CFO candidates spar on insurance

Published August 15, 2006

SARASOTA - Everywhere he goes, state Rep. Randy Johnson carries a copy of the state's insurance code.

It's heavy, hardcover and several inches thick. Inside are the 1,200 regulations that Johnson, a Celebration Republican running for chief financial officer, says helped create the state's insurance crisis by discouraging smaller companies from entering the Florida market.

"These policies have kept them out," Johnson said Monday to the Argus Foundation, a Sarasota business and civic group.

The group's largely Republican membership turned out to hear Johnson and fellow Republican CFO candidate Tom Lee, the Senate president, discuss their insurance plans before the Sept. 5 primary.

The two are in a three-way race for the GOP nomination for CFO, with the winner facing Democrat Alex Sink in November. Long-shot Republican candidate Milt Bauguess was not at the forum.

As CFO, Johnson said, he will ask state lawmakers to review every single insurance law and discard those that don't protect consumers by fostering a healthy market. And that includes shrinking state investment in the market - which is where Johnson says he and Lee differ and why Johnson calls his plan the "Republican plan."

"A bigger government solution, folks, is not the answer," Johnson said.

"Let's go get the private sector back in the business," he added.

Johnson also called for a thorough audit of Citizens Property Insurance Corp., the state-backed insurer of last resort.

Everywhere he goes, Lee says, he hears simple ideas for one of the most complex problems to face the state.

Finding a solution to spiraling homeowners' insurance costs will involve more than just deregulation and private sector enticements, Lee said. And it certainly will take more than accusing lawmakers of ignoring the problem, or of passing legislation that doesn't work, as Johnson has accused Lee of doing.

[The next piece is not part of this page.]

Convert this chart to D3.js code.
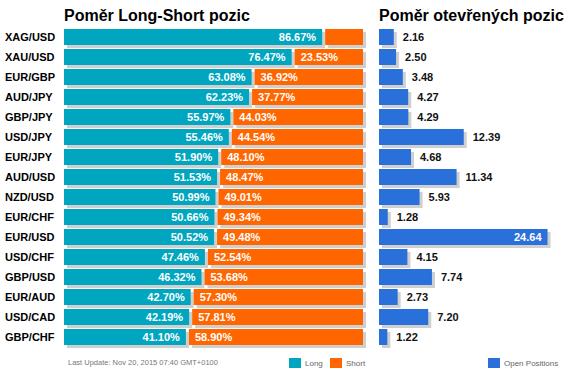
<!DOCTYPE html>
<html>
<head>
<meta charset="utf-8">
<script src="https://cdn.jsdelivr.net/npm/d3@7"></script>
<style>
  body { margin: 0; background: #fff; }
  text { font-family: "Liberation Sans", Arial, sans-serif; }
</style>
</head>
<body>
<div id="chart"></div>
<script>
var pairs = ["XAG/USD","XAU/USD","EUR/GBP","AUD/JPY","GBP/JPY","USD/JPY","EUR/JPY","AUD/USD",
             "NZD/USD","EUR/CHF","EUR/USD","USD/CHF","GBP/USD","EUR/AUD","USD/CAD","GBP/CHF"];
var longPct = [86.67,76.47,63.08,62.23,55.97,55.46,51.90,51.53,50.99,50.66,50.52,47.46,46.32,42.70,42.19,41.10];
var shortPct = [13.33,23.53,36.92,37.77,44.03,44.54,48.10,48.47,49.01,49.34,49.48,52.54,53.68,57.30,57.81,58.90];
var openPos = [2.16,2.50,3.48,4.27,4.29,12.39,4.68,11.34,5.93,1.28,24.64,4.15,7.74,2.73,7.20,1.22];

var rows = pairs.map(function(p, i) {
  return {pair: p, long: longPct[i], short: shortPct[i], open: openPos[i]};
});

var width = 570, height = 377;
var teal = "#00a6bf", orange = "#ff6600", blue = "#2a70da", shadow = "#cfcfcf";

var svg = d3.select("#chart").append("svg")
    .attr("width", width)
    .attr("height", height);

var y = d3.scaleBand()
    .domain(pairs)
    .range([27, 347])
    .paddingInner(0.2)
    .paddingOuter(0.1);

var x = d3.scaleLinear().domain([0, 100]).range([64, 363]);
var x2 = d3.scaleLinear().domain([0, 25]).range([379, 550]);

// titles
svg.append("text").attr("x", 64).attr("y", 21)
    .style("font-size", "16px").style("font-weight", "bold")
    .text("Poměr Long-Short pozic");
svg.append("text").attr("x", 379).attr("y", 21)
    .style("font-size", "16px").style("font-weight", "bold")
    .text("Poměr otevřených pozic");

// row labels
svg.selectAll(".lbl")
    .data(rows)
  .enter().append("text")
    .attr("class", "lbl")
    .attr("x", 5)
    .attr("y", function(d) { return y(d.pair) + y.bandwidth() / 2 + 4; })
    .style("font-size", "11px").style("font-weight", "bold")
    .text(function(d) { return d.pair; });

var g = svg.selectAll(".row")
    .data(rows)
  .enter().append("g")
    .attr("class", "row")
    .attr("transform", function(d) { return "translate(0," + y(d.pair) + ")"; });

var bh = y.bandwidth();

// shadows
g.append("rect")
    .attr("x", x(0) + 3).attr("y", 3)
    .attr("width", function(d) { return x(d.long) - 1 - x(0); })
    .attr("height", bh).attr("fill", shadow);
g.append("rect")
    .attr("x", function(d) { return x(d.long) + 2 + 3; }).attr("y", 3)
    .attr("width", function(d) { return x(100) - x(d.long) - 2; })
    .attr("height", bh).attr("fill", shadow);
g.append("rect")
    .attr("x", x2(0) + 3).attr("y", 3)
    .attr("width", function(d) { return x2(d.open) - x2(0); })
    .attr("height", bh).attr("fill", shadow);

// bars
g.append("rect")
    .attr("x", x(0)).attr("y", 0)
    .attr("width", function(d) { return x(d.long) - 1 - x(0); })
    .attr("height", bh).attr("fill", teal);
g.append("rect")
    .attr("x", function(d) { return x(d.long) + 2; }).attr("y", 0)
    .attr("width", function(d) { return x(100) - x(d.long) - 2; })
    .attr("height", bh).attr("fill", orange);
g.append("rect")
    .attr("x", x2(0)).attr("y", 0)
    .attr("width", function(d) { return x2(d.open) - x2(0); })
    .attr("height", bh).attr("fill", blue);

// percent labels
g.append("text")
    .attr("x", function(d) { return x(d.long) - 7; })
    .attr("y", bh / 2 + 4)
    .attr("text-anchor", "end")
    .attr("fill", "#fff")
    .style("font-size", "11px").style("font-weight", "bold")
    .text(function(d) { return d.long.toFixed(2) + "%"; });
g.filter(function(d) { return d.short > 20; }).append("text")
    .attr("x", function(d) { return x(d.long) + 8; })
    .attr("y", bh / 2 + 4)
    .attr("fill", "#fff")
    .style("font-size", "11px").style("font-weight", "bold")
    .text(function(d) { return d.short.toFixed(2) + "%"; });

// open position labels
g.append("text")
    .attr("x", function(d) { return d.open > 20 ? x2(d.open) - 6 : x2(d.open) + 9; })
    .attr("y", bh / 2 + 4)
    .attr("text-anchor", function(d) { return d.open > 20 ? "end" : "start"; })
    .attr("fill", function(d) { return d.open > 20 ? "#fff" : "#111"; })
    .style("font-size", "11px").style("font-weight", "bold")
    .text(function(d) { return d.open.toFixed(2); });

// footer
svg.append("text").attr("x", 68).attr("y", 365)
    .attr("fill", "#777").style("font-size", "7.5px")
    .text("Last Update: Nov 20, 2015 07:40 GMT+0100");

var legend = [
  {x: 289, color: teal, label: "Long"},
  {x: 330, color: orange, label: "Short"},
  {x: 488, color: blue, label: "Open Positions"}
];
var lg = svg.selectAll(".leg")
    .data(legend)
  .enter().append("g")
    .attr("class", "leg");
lg.append("rect")
    .attr("x", function(d) { return d.x; }).attr("y", 358)
    .attr("width", 12).attr("height", 10)
    .attr("fill", function(d) { return d.color; });
lg.append("text")
    .attr("x", function(d) { return d.x + 16; }).attr("y", 366)
    .attr("fill", "#666").style("font-size", "8px")
    .text(function(d) { return d.label; });
</script>
</body>
</html>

"Too many people in America run for office on the basis of defining the problem" and not solving it, Lee said during the forum.

Rather than be involved in the direct writing of insurance policies, as it is through Citizens, Lee wants the state to shift its focus to reinsurance, which backs up the insurance companies that write the policies.

By doing that, Lee said, the state will attract more firms to Florida, which should help lower rates.

Lee, too, wants private companies to come back to Florida and siphon customers away from Citizens, but he said they will need to know the state is there to reinsure them before they come.

And being in reinsurance is less risky for the state, which Lee said has a "huge unfunded liability hanging over the heads of taxpayers" in the event the state has a 100-year storm and pays out $30-billion in Citizens' liability.

It's also more nimble and will allow the state to respond to the market faster, Lee said.

"We can easily get in and out of the reinsurance market a lot faster than we can depopulate" Citizens, Lee said.

At one point, Johnson conceded that his opponent had some good ideas, but said it was too bad they weren't in the mammoth insurance bill lawmakers approved this year without Johnson's vote.

"I wish they had been included in your insurance bill that passed ... on the last day of session," Johnson said.

The sparring continued with Lee saying good ideas were included in the insurance plan, and that Johnson chose not to be part of the solution.